Because if you change agency but don't change approach, you'll get a different flavour of the same result.
Here's something that took me a long time to properly articulate, even though I'd been seeing it for years.
In most failed digital projects, the technology worked as specified. The CMS did what the CMS was supposed to do. The CRM stored records correctly. The website loaded. The integrations functioned.
The project failed because the conditions required for that technology to create value weren't in place. Clear goals. Genuine ownership. Early visible wins. Honest communication. A problem-led brief. Those aren't technical requirements - they're governance requirements. And they're a leadership responsibility.
Most professional services firms have well-developed governance for their client work. Partners know how to manage client relationships, how to escalate issues, how to keep complex engagements on track. But they apply a completely different - and usually much weaker - governance model to their own internal projects. I've never quite understood why. The stakes are comparable. The complexity is often greater. And yet the rigour just... isn't there.
The shift isn't about learning project management methodology. It's about treating internal digital investment with the same seriousness you'd apply to a significant client engagement.
The Standish Group's research, supported by McKinsey's 2024 findings, shows something worth sitting with: firms that properly identify the root causes of a failed digital project and address the governance conditions that caused it succeed on the second attempt at a rate of around 72%. That's not a marginal improvement. It's a dramatic one, especially against a baseline where 70% of first attempts fail.
But the key phrase there is "properly identify the root causes." Firms that simply change agency and run the same kind of project with the same governance model? Their success rate barely improves at all.
The difference is honesty. The firms that succeed the second time are the ones who looked at those five patterns and asked "which of these were ours?" Not because they wanted to feel bad about it, but because they wanted to fix the actual problem rather than just change the name on the invoice.
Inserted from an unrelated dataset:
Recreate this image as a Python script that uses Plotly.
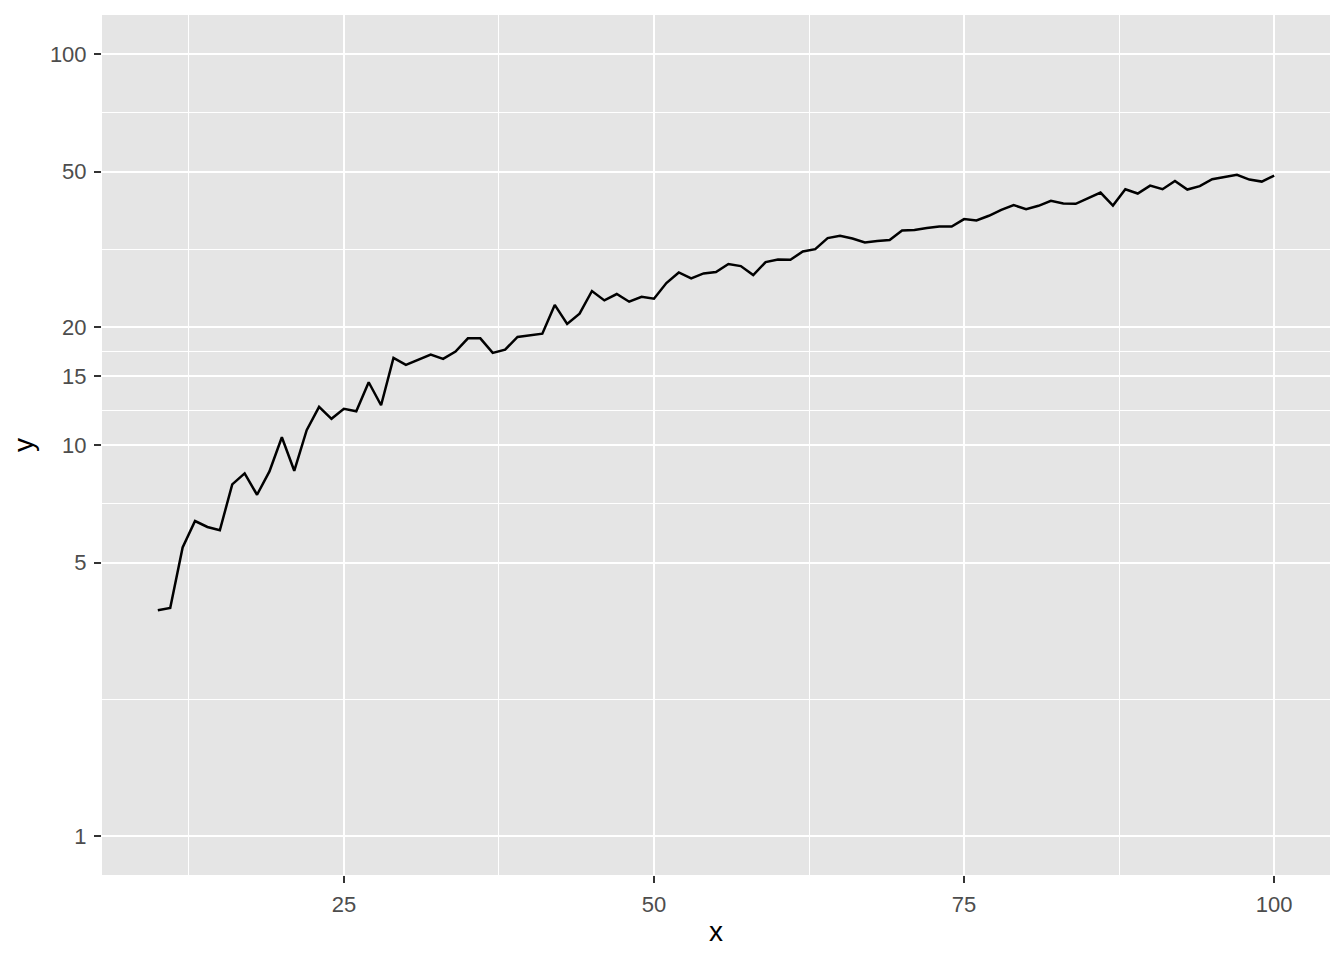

I've seen this play out so many times. A firm comes to us after a failed project with another partner. And the first conversation isn't about what we'd build - it's about what happened last time. What went wrong. What they'd do differently. What governance they'd put in place. That conversation is, honestly, more valuable than any technical discovery session. Because if the conditions aren't right, even the best agency in the world - and I'm not claiming that's us, by the way - will struggle to deliver something that sticks.
There's a companion piece on how to build momentum for change in risk-averse industries that's worth reading if your firm operates in a regulated environment where some of these patterns are baked into the culture. The structural resistance is real, but it's not immovable.
If any of what I've described sounds familiar, you're not alone. And you're not stuck.
The next step isn't to commission another project. It's to understand - honestly, without the comfortable narrative - what went wrong with the last one. Which of those five patterns were present? Which were on the agency's side and which were on yours? What would need to change for the next attempt to land differently?
The next piece in this series has a diagnostic tool you can use to assess whether your current project is heading the same way - early enough to do something about it. It's called 'The five warning signs a transformation is about to stall,' and it picks up exactly where this piece leaves off.
Because the worst thing you can do right now isn't to try again. It's to not try again, for the wrong reasons.